The Tetense language, spoken in Mozambique: exceptionally rare Mozambique imprint

Courtois, Victor José, SJ. Elementos de grammatica tetense. Lingua chi-nyai ou chi-nyungwe, idioma fallado no districto de Tete.

Mozambique, Imprensa Nacional, 1888.

8vo (155 x 230 mm). IX, (1), 158, (10) pp.

(Bound with) II: Lopes, Gustavo de Bivar Pinto. Elementos para um vocabulario do dialecto falado em Quelimane (Ichuábo). Ibid., 1889. 36, (2) pp.

Contemporary black quarter calf, smooth spine with gilt bands and gilt-lettered author and title.

 4.500,00

First edition of this very rare handbook for missionaries in Mozambique learning the languages of the indigenous people in Tete, on the Zambezi River. It and the work bound with it are important not only for recording the language, but also as early examples of printing in Mozambique.

The French-born Courtois, a Jesuit missionary, arrived in the Zambezi region in 1883 and founded missions at Boroma and São José de Mongue. He discusses grammar and syntax in some detail, and even includes a chapter on poetry, but the riveting section is the one on conversational phrases (pp. 133-152), where he offers such gems as these: "Não ha gente, porque os colonos foram expulsos pela guerra, ou morreram á fome" (There is no one here, because the settlers were driven out by war or died of hunger), or "Não dormi, não quero comer, não posso trabalhar, nem tão pouco estar de pá" (I did not sleep, I do not want to eat, I cannot work, I cannot even stand up).

Rare, according to OCLC we locate copies at California State, Harvard, National Library of South Africa, British Library; Porbase locates a copy at the Biblioteca Nacional de Portugal; KVK adds Universitätsbibliothek Regensburg. A second edition of Courtois's handbook was printed in Coimbra 1899, and a third in 1900. Sixty years later, many of his phrases were incorporated into P. Luís Feliciano dos Santos's Guia de conversação Portugues-Chope (1946).

Bound with the first edition of a handbook for missionaries learning the languages of the indigenous people in the district of Quelimane, on the coast of Mozambique. Pinto Lopes (b. 1864), a high-ranking civil servant in Mozambique from 1886 to 1926, offers four pages of grammar and an extensive vocabulary list. A six-page appendix explains terms unique to the region for fortifications, political ranks, furniture, household goods, etc.

Rare, according to OCLC we locate copies at New York Public Library, Yale, Harvard; Porbase locates four copies: one at the Biblioteca Nacional de Portugal and three at the Biblioteca Central da Marinha.

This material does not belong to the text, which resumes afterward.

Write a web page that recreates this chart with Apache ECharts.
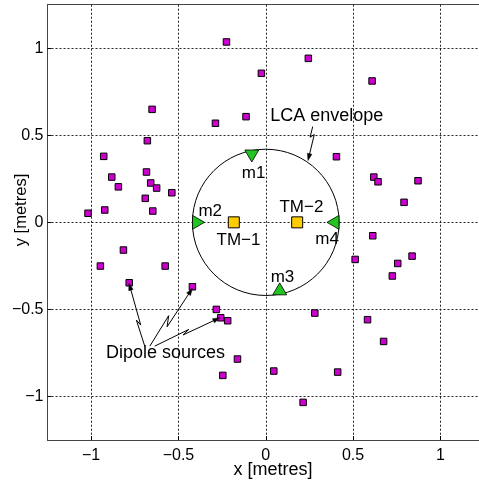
<!DOCTYPE html>
<html><head><meta charset="utf-8">
<script src="https://cdn.jsdelivr.net/npm/echarts@6/dist/echarts.min.js"></script>
<style>html,body{margin:0;padding:0;background:#fff}#c{width:479px;height:486px}</style>
</head><body><div id="c"></div>
<script>
// Dipole source positions (metres)
const sourceX = [-0.225, -0.025, -0.651, -0.288, -0.113, -0.678, -0.928, -0.683, -0.882, -0.844, -0.659, -0.625, -0.538, -0.690, -0.922, -0.647, -1.018,
  0.244, 0.609, 0.405, 0.619, 0.643, 0.872, 0.792,
  -0.815, -0.947, -0.576, -0.782, -0.420, -0.283, -0.258, -0.218, -0.162, -0.246,
  0.613, 0.512, 0.838, 0.756, 0.725, 0.281, 0.583, 0.675, 0.046, 0.412, 0.214];
const sourceY = [1.036, 0.856, 0.649, 0.569, 0.607, 0.469, 0.379, 0.289, 0.260, 0.204, 0.226, 0.197, 0.170, 0.138, 0.071, 0.065, 0.052,
  0.942, 0.812, 0.377, 0.260, 0.233, 0.239, 0.115,
  -0.159, -0.251, -0.251, -0.347, -0.370, -0.500, -0.548, -0.565, -0.785, -0.879,
  -0.077, -0.213, -0.194, -0.236, -0.308, -0.521, -0.559, -0.684, -0.854, -0.860, -1.034];
// Test masses
const testMassX = [-0.183, 0.180];
const testMassY = [0, 0];
// Mirrors (triangles)
const mirrorX = [-0.080, -0.385, 0.080, 0.385];
const mirrorY = [0.381, 0, -0.382, 0];
const mirrorRotate = [180, -90, 0, 90];
// LCA envelope radius
const envelopeRadius = 0.42;
// Ticks
const tickValues = [-1, -0.5, 0, 0.5, 1];
// Text labels
const labelText = ['m1', 'm2', 'm3', 'm4', 'TM\u22121', 'TM\u22122', 'LCA envelope', 'Dipole sources'];
const labelX = [-0.070, -0.318, 0.096, 0.351, -0.156, 0.204, 0.349, -0.574];
const labelY = [0.283, 0.065, -0.317, -0.096, -0.102, 0.085, 0.612, -0.748];
const labelSize = [17, 17, 17, 17, 17, 17, 18, 18];
// Annotation arrows (zigzag polylines, ending at arrowhead)
const arrowPaths = [
  [[0.269, 0.550], [0.254, 0.489], [0.278, 0.504], [0.242, 0.355]],
  [[-0.693, -0.711], [-0.741, -0.561], [-0.716, -0.590], [-0.783, -0.350]],
  [[-0.664, -0.711], [-0.556, -0.536], [-0.565, -0.600], [-0.420, -0.379]],
  [[-0.636, -0.711], [-0.441, -0.615], [-0.474, -0.647], [-0.263, -0.548]]
];

const FONT = 'Liberation Sans, Arial, Helvetica, sans-serif';
const fmt = v => (v < 0 ? '\u2212' + Math.abs(v) : String(v));

const chart = echarts.init(document.getElementById('c'), null, {renderer: 'canvas'});

const axisCommon = {
  type: 'value', min: -1.25, max: 1.25,
  axisLine: {show: true, onZero: false, lineStyle: {color: '#444', width: 1}},
  axisTick: {show: true, inside: true, length: 4, customValues: tickValues, lineStyle: {color: '#000'}},
  axisLabel: {show: true, customValues: tickValues, formatter: fmt, color: '#000', fontSize: 16, fontFamily: FONT},
  splitLine: {show: true, lineStyle: {color: '#222', type: [2, 2], width: 1}}
};

chart.setOption({
  animation: false,
  backgroundColor: '#fff',
  grid: {left: 47.5, top: 4.7, width: 436.5, height: 435.3, containLabel: false, outerBoundsMode: 'none'},
  xAxis: [
    Object.assign({}, axisCommon, {position: 'bottom', axisLabel: Object.assign({}, axisCommon.axisLabel, {margin: 8})}),
    {type: 'value', min: -1.25, max: 1.25, position: 'top',
     axisLine: {show: true, onZero: false, lineStyle: {color: '#444'}}, axisTick: {show: false}, axisLabel: {show: false}, splitLine: {show: false}}
  ],
  yAxis: Object.assign({}, axisCommon, {position: 'left', axisLabel: Object.assign({}, axisCommon.axisLabel, {margin: 4})}),
  graphic: [
    {type: 'text', x: 273, y: 470, style: {text: 'x [metres]', fontSize: 18, fontFamily: FONT, fill: '#000', align: 'center', verticalAlign: 'middle'}},
    {type: 'text', x: 21, y: 210, rotation: Math.PI / 2, style: {text: 'y [metres]', fontSize: 16.5, fontFamily: FONT, fill: '#000', align: 'center', verticalAlign: 'middle'}}
  ],
  series: [
    {
      type: 'custom', name: 'LCA envelope', silent: true, z: 1,
      data: [[0, 0]],
      renderItem: function (params, api) {
        const c = api.coord([api.value(0), api.value(1)]);
        const r = api.size([envelopeRadius, envelopeRadius]);
        return {type: 'ellipse', shape: {cx: c[0], cy: c[1], rx: r[0], ry: r[1]},
                style: {fill: 'none', stroke: '#000', lineWidth: 1}};
      }
    },
    {
      type: 'scatter', name: 'Dipole sources', z: 3,
      symbol: 'rect', symbolSize: 6.5,
      itemStyle: {color: '#cc00cc', borderColor: '#000', borderWidth: 1, opacity: 1},
      data: sourceX.map((x, i) => [x, sourceY[i]])
    },
    {
      type: 'scatter', name: 'Test masses', z: 3,
      symbol: 'rect', symbolSize: 11,
      itemStyle: {color: '#ffcc00', borderColor: '#000', borderWidth: 1, opacity: 1},
      data: testMassX.map((x, i) => [x, testMassY[i]])
    },
    {
      type: 'scatter', name: 'Mirrors', z: 3,
      symbol: 'triangle', symbolSize: [14, 12],
      itemStyle: {color: '#22c422', borderColor: '#000', borderWidth: 0.8, opacity: 1},
      data: mirrorX.map((x, i) => ({value: [x, mirrorY[i]], symbolRotate: mirrorRotate[i]}))
    },
    {
      type: 'custom', name: 'arrows', silent: true, z: 4,
      data: arrowPaths.map((p, i) => [p[0][0], p[0][1], i]),
      renderItem: function (params, api) {
        const path = arrowPaths[api.value(2)];
        const pts = path.map(p => api.coord(p));
        const tip = pts[pts.length - 1], prev = pts[pts.length - 2];
        let dx = tip[0] - prev[0], dy = tip[1] - prev[1];
        const len = Math.sqrt(dx * dx + dy * dy); dx /= len; dy /= len;
        const L = 7, W = 2.3;
        const bx = tip[0] - dx * L, by = tip[1] - dy * L;
        return {type: 'group', children: [
          {type: 'polyline', shape: {points: pts.slice(0, -1).concat([[bx + dx * 1, by + dy * 1]])}, style: {fill: 'none', stroke: '#000', lineWidth: 1}},
          {type: 'polygon', shape: {points: [tip, [bx - dy * W, by + dx * W], [bx + dy * W, by - dx * W]]}, style: {fill: '#000', stroke: '#000', lineWidth: 0.5}}
        ]};
      }
    },
    {
      type: 'custom', name: 'labels', silent: true, z: 5,
      data: labelX.map((x, i) => [x, labelY[i], i]),
      renderItem: function (params, api) {
        const i = api.value(2);
        const c = api.coord([api.value(0), api.value(1)]);
        return {type: 'text', x: c[0], y: c[1],
                style: {text: labelText[i], fontSize: labelSize[i], fontFamily: FONT, fill: '#000', align: 'center', verticalAlign: 'middle'}};
      }
    }
  ]
});
</script>
</body></html>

Printing began on the Island of Mozambique with the "Boletim do governo da Província de Moçambique" in 1854. The first non-periodical imprint was a pamphlet, "Regulamento geral das alfândegas a’d [!] Província de Moçambique", which appeared the same year. In 1859 the first book came off the press: "Almanach civil ecclesiastico historico-administrativo da Província de Moçambique para o anno de 1859, 3o depois do bissexto", by J. V. da Gama. Little is known about other works, if any, published in the colony between 1854 and the late 1860s. All examples of printing in Mozambique in the 19th century are rare.

Provenienz

Early signature on title-page, partly cropped.

Zustand

Binding shows minor wear; light browning to interior. Overall in fine condition.

Literatur

On early printing in Mozambique (with a focus on periodicals), see Ilídio Rocha, A imprensa de Moçambique, pp. 21-72. On phrase books as windows on European attitudes toward indigenous peoples, see Kathleen Sheldon, “Rats Fell from the Ceiling and Pestered Me,” History in Africa 25 (1998), 341-60.